CALLFRIEND Mandarin Chinese-Mainland Dialect Second Edition
is distributed via web download.
2018 Subscription Members will receive copies of this
corpus. 2018 Standard Members may request a copy as part of their 16 free
membership corpora. Non-members may license this data for a fee.
*
(2) RATS
Language Identification was developed by LDC and is comprised of
approximately 5,400 hours of Levantine Arabic, Farsi, Dari, Pashto and Urdu
conversational telephone speech with annotation of speech segments. The corpus
was created to provide training, development and initial test sets for the
Language Identification (LID) task in the DARPA RATS (Robust Automatic
Transcription of Speech) program.
The source audio consists of conversational telephone speech
recordings from: (1) conversational telephone speech (CTS) recordings, taken
either from previous LDC CTS corpora, or from CTS data collected specifically
for the RATS program from Levantine Arabic, Pashto, Urdu, Farsi and Dari native
speakers; and (2) portions of VOA broadcast news recordings, taken from data
used in the 2009 NIST
Language Recognition Evaluation. The 2009 LRE Test Set is available from
LDC as LDC2014S06.
CTS recordings were audited by annotators who listened to
short segments and determined whether the audio was in the target language.

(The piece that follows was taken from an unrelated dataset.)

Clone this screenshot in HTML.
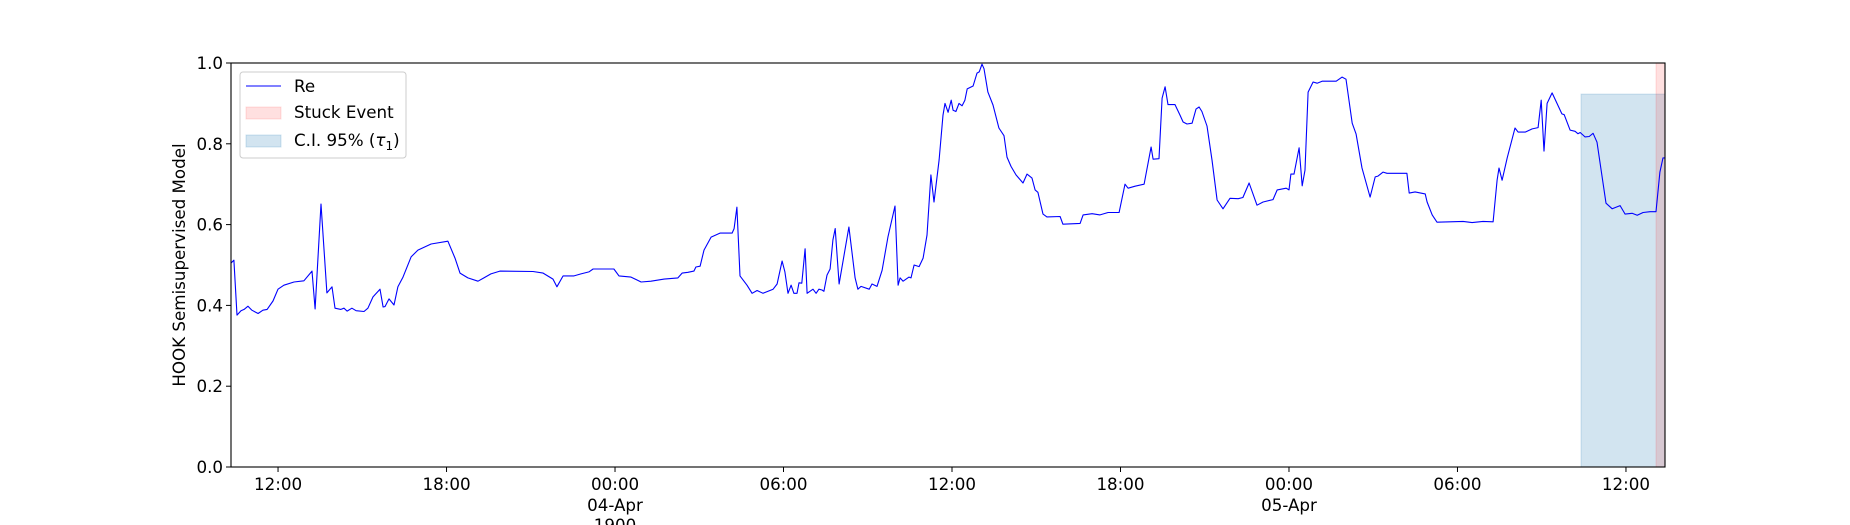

Annotations on the audio files include start time, end time, speech activity
detection (SAD) label, SAD provenance, language ID and LID provenance.
RATS Language Identification is distributed via hard drive.
2018 Subscription Members will receive copies of this
corpus. 2018 Standard Members may request a copy as part of their 16 free
membership corpora. Non-members may license this data for a fee.
*
(3) TRAD
Chinese-French Parallel Text -- Broadcast News was developed by ELDA as
part of the PEA-TRAD project. It contains French translations of a subset of
approximately 30,000 Chinese characters from GALE Phase 1 Chinese Broadcast
News Parallel Text - Part 3 (LDC2008T18).
The purpose of the PEA-TRAD project (Translation as a Support for Document
Analysis) was to develop speech-to-speech translation technology for multiple
languages (e.g., Arabic, Chinese, Pashto) from a variety of domains.
This release consists of 977 segments (translation units)
from 139 documents. The Chinese source file contains 33,571 characters and the
French reference translation contains 22,424 words. The source data is
Chinese broadcast news collected and translated into English by LDC for the DARPA
GALE (Global Autonomous Language Exploitation) program. Information about the
ELDA translation team, translation guidelines and validation results is
contained in the documentation accompanying this release.
TRAD Chinese-French Parallel Text – Broadcast News is
distributed via web download.
2018 Subscription Members will receive copies of this corpus
provided they have submitted a completed copy of the special license agreement.
2018 Standard Members may request a copy as part of their 16 free membership
corpora. Non-members may license this data for a fee.